Синькин объявил о разрыве контракта с присущей ему игривой замысловатостью:
– Старик, ты исчерпал свой ресурс, – сказал он. – Ты знаешь, что такое ресурс? Не знаешь. Это слово новое, его пока мало кто знает. Видишь, ты и здесь впереди: люди еще и слова «ресурс» не выучили, а ты его уже исчерпал.
К удивлению Кондрата, Валя не стал ни расспрашивать про ресурс, ни уверять, что еще пригодится, ни плакать, ни жаловаться, ни просить. Он только улыбнулся – широко и счастливо. Синькин даже головой покачал, дивясь людской неблагодарности, но отпустил художника с миром.

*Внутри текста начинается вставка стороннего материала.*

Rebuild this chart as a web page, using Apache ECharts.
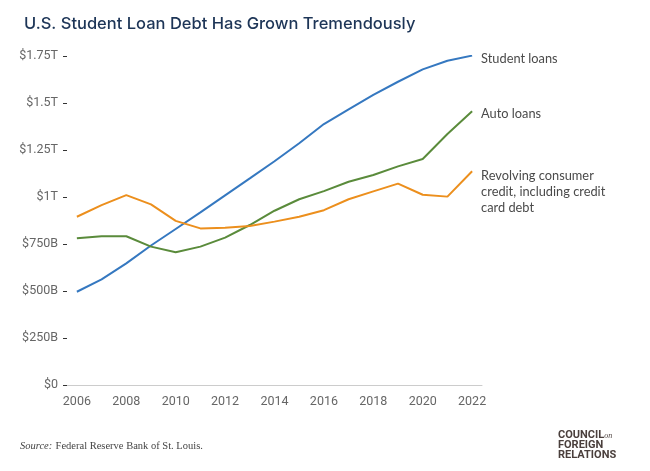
<!DOCTYPE html>
<html>
<head>
<meta charset="utf-8">
<script src="https://cdn.jsdelivr.net/npm/echarts@6/dist/echarts.min.js"></script>
<style>
  html, body { margin: 0; padding: 0; background: #fff; }
  #main { width: 650px; height: 471px; }
</style>
</head>
<body>
<div id="main"></div>
<script>
// years on the x axis
var years = [2006, 2007, 2008, 2009, 2010, 2011, 2012, 2013, 2014, 2015, 2016, 2017, 2018, 2019, 2020, 2021, 2022];
var yearLabels = [2006, 2008, 2010, 2012, 2014, 2016, 2018, 2020, 2022];

// debt in trillions of dollars
var studentLoans = [0.496, 0.562, 0.647, 0.742, 0.830, 0.918, 1.009, 1.099, 1.190, 1.286, 1.388, 1.466, 1.543, 1.613, 1.679, 1.725, 1.752];
var autoLoans = [0.780, 0.791, 0.791, 0.736, 0.706, 0.736, 0.784, 0.851, 0.927, 0.988, 1.031, 1.081, 1.117, 1.163, 1.202, 1.335, 1.456];
var revolving = [0.895, 0.957, 1.010, 0.961, 0.873, 0.833, 0.837, 0.846, 0.869, 0.895, 0.930, 0.988, 1.030, 1.071, 1.012, 1.002, 1.137];

var yTickValues = [0, 0.25, 0.5, 0.75, 1, 1.25, 1.5, 1.75];
var yTickLabels = ['$0', '$250B', '$500B', '$750B', '$1T', '$1.25T', '$1.5T', '$1.75T'];

function pairs(vals) {
  return years.map(function (y, i) { return [y, vals[i]]; });
}

var titleFont = 'Inter, Roboto, sans-serif';
var labelFont = 'Lato, Roboto, sans-serif';
var axisFont = 'Roboto, sans-serif';

function lineSeries(name, vals, color, labelText, labelOpts) {
  return {
    name: name,
    type: 'line',
    data: pairs(vals),
    showSymbol: false,
    symbol: 'none',
    lineStyle: { color: color, width: 2 },
    itemStyle: { color: color },
    endLabel: Object.assign({
      show: true,
      formatter: labelText,
      distance: 9,
      color: '#4a4a4a',
      fontFamily: labelFont,
      fontSize: 12.8,
      lineHeight: 16
    }, labelOpts || {})
  };
}

var myChart = echarts.init(document.getElementById('main'));

var option = {
  backgroundColor: '#fff',
  animation: false,
  title: {
    text: 'U.S. Student Loan Debt Has Grown Tremendously',
    left: 19,
    top: 11,
    textStyle: {
      color: '#1d3557',
      fontFamily: titleFont,
      fontWeight: 500,
      fontSize: 16.5
    }
  },
  grid: { left: 67, right: 168, top: 56, bottom: 86 },
  xAxis: {
    type: 'value',
    min: 2005.6,
    max: 2022.4,
    splitLine: { show: false },
    axisLine: { lineStyle: { color: '#cccccc', width: 1 } },
    axisTick: { show: false },
    axisLabel: {
      customValues: yearLabels,
      color: '#666',
      fontFamily: axisFont,
      fontSize: 12.5,
      margin: 10,
      formatter: function (v) { return String(v); }
    }
  },
  yAxis: {
    type: 'value',
    min: 0,
    max: 1.75,
    interval: 0.25,
    splitLine: { show: false },
    axisLine: { show: false },
    axisTick: { show: true, length: 4, lineStyle: { color: '#333' } },
    axisLabel: {
      color: '#666',
      fontFamily: axisFont,
      fontSize: 12.5,
      margin: 9,
      formatter: function (v) {
        var i = yTickValues.indexOf(Math.round(v * 100) / 100);
        return i >= 0 ? yTickLabels[i] : '';
      }
    }
  },
  series: [
    lineSeries('Student loans', studentLoans, '#3578c0', 'Student loans', { offset: [0, 3] }),
    lineSeries('Auto loans', autoLoans, '#5a8b3b', 'Auto loans', { offset: [0, 3] }),
    lineSeries('Revolving', revolving, '#ec8f1d',
      'Revolving consumer\ncredit, including credit\ncard debt',
      { verticalAlign: 'top', offset: [0, -3] })
  ],
  graphic: [
    {
      type: 'text',
      left: 20,
      top: 440,
      style: {
        rich: {
          i: { fontFamily: '"Liberation Serif", "DejaVu Serif", serif', fontStyle: 'italic', fontSize: 10.5, fill: '#444' },
          n: { fontFamily: '"Liberation Serif", "DejaVu Serif", serif', fontSize: 10.5, fill: '#444' }
        },
        text: '{i|Source:} {n|Federal Reserve Bank of St. Louis.}'
      }
    },
    {
      type: 'text',
      left: 558,
      top: 430,
      style: {
        rich: {
          b: { fontFamily: 'Roboto, sans-serif', fontWeight: 'bold', fontSize: 11, fill: '#4a3f3c', lineHeight: 10 },
          s: { fontFamily: '"Liberation Serif", serif', fontStyle: 'italic', fontSize: 8, fill: '#4a3f3c', lineHeight: 10 }
        },
        text: '{b|COUNCIL}{s|on}\n{b|FOREIGN}\n{b|RELATIONS}'
      }
    }
  ]
};

myChart.setOption(option);
</script>
</body>
</html>
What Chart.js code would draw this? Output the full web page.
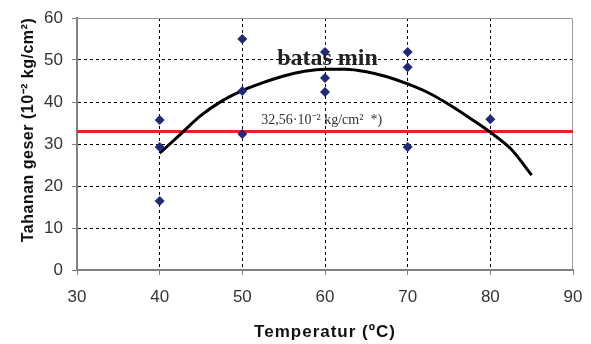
<!DOCTYPE html>
<html>
  <head>
    <meta charset="utf-8" />
    <title>Tahanan geser vs Temperatur</title>
    <style>
      html, body { margin: 0; padding: 0; background: #fff; }
      canvas { display: block; }
    </style>
  </head>
  <body>
    <canvas id="myChart" width="591" height="344"></canvas>

    <script src="https://cdn.jsdelivr.net/npm/chart.js@4/dist/chart.umd.min.js"></script>
    <script>
      // measured points
      var temps = [40, 40, 40, 50, 50, 50, 60, 60, 60, 70, 70, 70, 80];
      var shear = [35.7, 29.3, 16.4, 55.0, 42.6, 32.4, 51.9, 45.7, 42.4, 51.9, 48.3, 29.3, 35.9];

      // trend curve
      var curveX = [40, 42.5, 45, 47.5, 50, 52.5, 55, 57.5, 60, 62.5, 65, 67.5, 70, 72.5, 75, 77.5, 80, 82.5, 85];
      var curveY = [27.8, 32.3, 36.8, 40.2, 42.7, 44.6, 46.2, 47.3, 47.8, 47.8, 47.2, 46.0, 44.3, 42.2, 39.4, 36.2, 32.8, 28.8, 22.6];

      // minimum limit line
      var limitValue = 33;
      var limitX = [30, 90];

      var xTicks = [30, 40, 50, 60, 70, 80, 90];
      var yTicks = [0, 10, 20, 30, 40, 50, 60];

      var xTitle = "Temperatur (ºC)";
      var yTitle = "Tahanan geser (10⁻² kg/cm²)";

      var scatterData = [];
      for (let i = 0; i < temps.length; i++) {
        scatterData.push({ x: temps[i], y: shear[i] });
      }
      var curveData = [];
      for (let i = 0; i < curveX.length; i++) {
        curveData.push({ x: curveX[i], y: curveY[i] });
      }
      var limitData = [];
      for (let i = 0; i < limitX.length; i++) {
        limitData.push({ x: limitX[i], y: limitValue });
      }

      // frame, labels inside plot, axis titles (spaced out like the original)
      const extras = {
        id: "extras",
        beforeDatasetsDraw(chart) {
          const a = chart.chartArea;
          const c = chart.ctx;
          c.save();
          c.strokeStyle = "#9a9a9a";
          c.lineWidth = 1;
          c.beginPath();
          c.moveTo(a.left, a.top + 0.5);
          c.lineTo(a.right - 0.5, a.top + 0.5);
          c.lineTo(a.right - 0.5, a.bottom);
          c.stroke();
          c.restore();
        },
        afterDatasetsDraw(chart) {
          const x = chart.scales.x;
          const y = chart.scales.y;
          const c = chart.ctx;
          c.save();
          c.fillStyle = "#222";
          c.textBaseline = "middle";
          c.textAlign = "center";
          c.font = "bold 24px 'Liberation Serif', serif";
          c.fillText("batas min", x.getPixelForValue(60.3), y.getPixelForValue(50.2));
          c.font = "14px 'Liberation Serif', serif";
          c.fillStyle = "#333";
          c.textAlign = "left";
          c.fillText("32,56·10⁻² kg/cm²  *)", x.getPixelForValue(52.3), y.getPixelForValue(35.6));
          c.restore();
        },
        afterDraw(chart) {
          const a = chart.chartArea;
          const c = chart.ctx;
          c.save();
          c.fillStyle = "#111";
          c.textAlign = "center";
          c.textBaseline = "middle";
          c.letterSpacing = "1px";
          c.font = "bold 17px 'Liberation Sans', Arial";
          c.fillText(xTitle, (a.left + a.right) / 2, 332);
          c.letterSpacing = "0.5px";
          c.font = "bold 16px 'Liberation Sans', Arial";
          c.translate(29, 130);
          c.rotate(-Math.PI / 2);
          c.fillText(yTitle, 0, 0);
          c.restore();
        }
      };

      const ctx = document.getElementById("myChart").getContext("2d");
      const myChart = new Chart(ctx, {
        type: "scatter",
        data: {
          datasets: [
            {
              label: "data",
              data: scatterData,
              pointStyle: "rectRot",
              pointRadius: 5,
              pointHoverRadius: 5,
              backgroundColor: "#1f2a78",
              borderColor: "#1f2a78",
              borderWidth: 0,
              order: 0,
            },
            {
              label: "curve",
              type: "line",
              data: curveData,
              borderColor: "#000",
              borderWidth: 3,
              pointRadius: 0,
              tension: 0.4,
              cubicInterpolationMode: "monotone",
              fill: false,
              order: 1,
            },
            {
              label: "limit",
              type: "line",
              data: limitData,
              borderColor: "#f02020",
              borderWidth: 3,
              pointRadius: 0,
              fill: false,
              order: 2,
            },
          ],
        },
        options: {
          responsive: false,
          animation: false,
          devicePixelRatio: 1,
          layout: { padding: { top: 18, right: 18, left: 0, bottom: 0 } },
          plugins: { legend: { display: false }, tooltip: { enabled: false } },
          scales: {
            x: {
              type: "linear",
              min: 30,
              max: 90,
              afterBuildTicks: (s) => { s.ticks = xTicks.map((v) => ({ value: v })); },
              afterFit: (s) => { s.height = 74; s.paddingRight = 0; s.paddingLeft = 0; },
              ticks: {
                autoSkip: false,
                maxRotation: 0,
                color: "#333",
                font: { family: "'Liberation Sans', Arial", size: 17 },
                padding: 12,
              },
              grid: {
                color: (c) => (c.tick && (c.tick.value === 30 || c.tick.value === 90) ? "rgba(0,0,0,0)" : "#000"),
                lineWidth: 1,
                tickLength: 5,
                tickColor: "#808080",
                drawTicks: true,
              },
              border: { display: true, color: "#808080", width: 2, dash: [3, 3] },
            },
            y: {
              min: 0,
              max: 60,
              afterBuildTicks: (s) => { s.ticks = yTicks.map((v) => ({ value: v })); },
              afterFit: (s) => { s.width = 77; s.paddingTop = 0; s.paddingBottom = 0; },
              ticks: {
                autoSkip: false,
                color: "#333",
                font: { family: "'Liberation Sans', Arial", size: 17 },
                padding: 9,
              },
              grid: {
                color: (c) => (c.tick && (c.tick.value === 0 || c.tick.value === 60) ? "rgba(0,0,0,0)" : "#000"),
                lineWidth: 1,
                tickLength: 5,
                tickColor: "#808080",
                drawTicks: true,
              },
              border: { display: true, color: "#808080", width: 2, dash: [3, 3] },
            },
          },
        },
        plugins: [extras],
      });
    </script>
  </body>
</html>
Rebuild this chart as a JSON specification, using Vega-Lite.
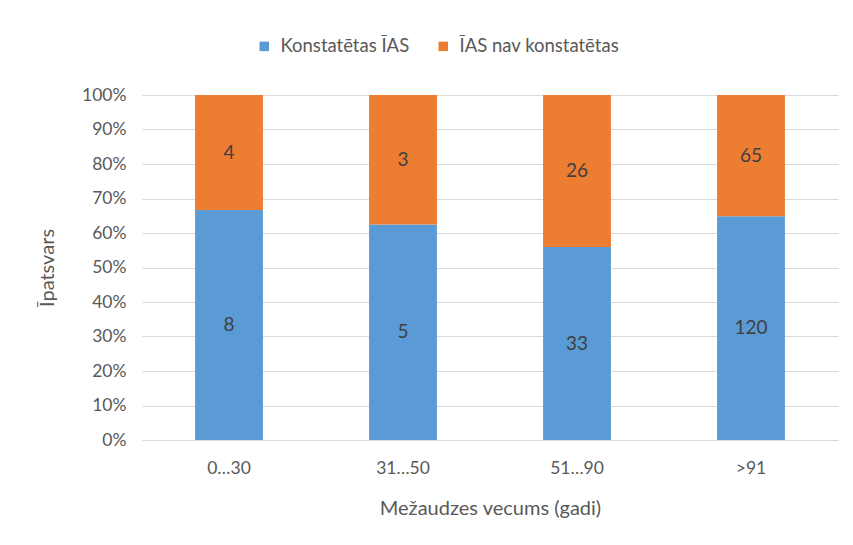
{
  "$schema": "https://vega.github.io/schema/vega-lite/v6.json",
  "width": 696,
  "height": 345,
  "autosize": {"type": "none"},
  "padding": {"left": 142, "top": 95, "right": 15, "bottom": 105},
  "background": "white",
  "config": {
    "font": "Lato",
    "view": {"stroke": null},
    "axis": {"labelFont": "Lato", "titleFont": "Lato", "labelColor": "#595959", "titleColor": "#595959", "labelFontSize": 17.5, "titleFontSize": 20, "titleFontWeight": "normal", "ticks": false, "gridColor": "#d9d9d9", "domainColor": "#d9d9d9"}
  },
  "data": {
    "values": [
      {"vecums": "0…30", "statuss": "Konstatētas ĪAS", "skaits": 8, "ord": 1},
      {"vecums": "0…30", "statuss": "ĪAS nav konstatētas", "skaits": 4, "ord": 2},
      {"vecums": "31…50", "statuss": "Konstatētas ĪAS", "skaits": 5, "ord": 1},
      {"vecums": "31…50", "statuss": "ĪAS nav konstatētas", "skaits": 3, "ord": 2},
      {"vecums": "51…90", "statuss": "Konstatētas ĪAS", "skaits": 33, "ord": 1},
      {"vecums": "51…90", "statuss": "ĪAS nav konstatētas", "skaits": 26, "ord": 2},
      {"vecums": ">91", "statuss": "Konstatētas ĪAS", "skaits": 120, "ord": 1},
      {"vecums": ">91", "statuss": "ĪAS nav konstatētas", "skaits": 65, "ord": 2}
    ]
  },
  "encoding": {
    "x": {
      "field": "vecums", "type": "nominal", "sort": null,
      "scale": {"paddingInner": 0.61, "paddingOuter": 0.305},
      "axis": {"title": "Mežaudzes vecums (gadi)", "labelAngle": 0, "labelPadding": 19, "titlePadding": 22, "domain": true, "grid": false}
    },
    "order": {"field": "ord", "type": "quantitative"}
  },
  "layer": [
    {
      "mark": {"type": "bar"},
      "encoding": {
        "y": {
          "field": "skaits", "type": "quantitative", "stack": "normalize",
          "scale": {"domain": [0, 1]},
          "axis": {"title": "Īpatsvars", "format": ".0%", "values": [0,0.1,0.2,0.3,0.4,0.5,0.6,0.7,0.8,0.9,1], "labelOverlap": false, "domain": false, "labelPadding": 16, "titlePadding": 24}
        },
        "color": {
          "field": "statuss", "type": "nominal",
          "scale": {"domain": ["Konstatētas ĪAS", "ĪAS nav konstatētas"], "range": ["#5B9BD5", "#ED7D31"]},
          "legend": {"title": null, "orient": "none", "direction": "horizontal", "legendX": 113, "legendY": -58, "symbolType": "square", "symbolSize": 90, "symbolStrokeWidth": 0, "labelFontSize": 18.5, "labelFont": "Lato", "labelColor": "#595959", "columnPadding": 24, "labelOffset": 7}
        }
      }
    },
    {
      "mark": {"type": "text", "fontSize": 19, "color": "#404040", "font": "Lato"},
      "encoding": {
        "y": {
          "field": "skaits", "type": "quantitative", "stack": "normalize", "bandPosition": 0.5,
          "scale": {"domain": [0, 1]},
          "axis": {"title": "Īpatsvars", "format": ".0%", "values": [0,0.1,0.2,0.3,0.4,0.5,0.6,0.7,0.8,0.9,1], "labelOverlap": false, "domain": false, "labelPadding": 16, "titlePadding": 24}
        },
        "text": {"field": "skaits", "type": "quantitative"}
      }
    }
  ]
}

Среди причин той ясной, ничем не замутненной радости, с которой Пикус покидал синькинское предприятие, было одно немаловажное обстоятельство. С самого начала работы во «Вражине» у Вали обнаружилась склонность к ожирению. После каждой акции его организм откладывал граммов двадцать чистого жира и утрачивал такое же количество энергии. Бедняга раздувался физически и сдувался духовно. А поскольку акции шли одна за другой, то к концу замечательного десятилетия современного искусства Валя рисковал превратиться в грузного и грустного аутиста.
Поэтому, когда Синькин объявил ему про исчерпанный ресурс, Валя вздохнул свободно. Оставался лишь вопрос, что делать дальше. Родителей уже не было на свете – они не пережили новой карьеры сына. О том, чтобы вернуться в «Бронзовый век», Валя не мог даже подумать без содрогания. Ему хотелось только одного: раз и навсегда порвать со всяким искусством – и с классическим, и особенно с современным. Правда, кроме собственного отношения к искусству, он ничего производить не умел, но лучше было стать нищим, чем окончательно угробить свой организм. Так и вышло: он стал нищим.
Будущая жена подобрала Валю, когда он просил милостыню неподалеку от статуи Петра Первого работы Церетели – самого спокойного для него места в Москве. Звали эту удивительную девушку Галей, и она несомненно заслуживает отдельного рассказа. А пока вернемся на выставку шедевров из частных коллекций.
Глава 3
Проблемы грантососания
– Винсентом! – твердо ответил смотритель.
– Каким еще Винсентом? – вытаращился на него Беда. – Ван Гогом, что ли? Валька, да ты в себе?
Мухин был изумлен до глубины души. Мелькнула даже мысль, что этот толстячок – вовсе не его друг Валя, которого раньше выворачивало наизнанку от одного вида жизнелюбивых подсолнухов, а украденный в детстве Валин брат-близнец. Но нет: друг был самый настоящий, хотя и чуть обрюзгший.
– Ты что дурочку валяешь, а? – строго спросил Беда. – Ван Гог – это художник. Он картины писал. Картины! Понимаешь ты или нет: кар-ти-ны.
– Это не картины, это свет, – тихо, но твердо ответил Пикус.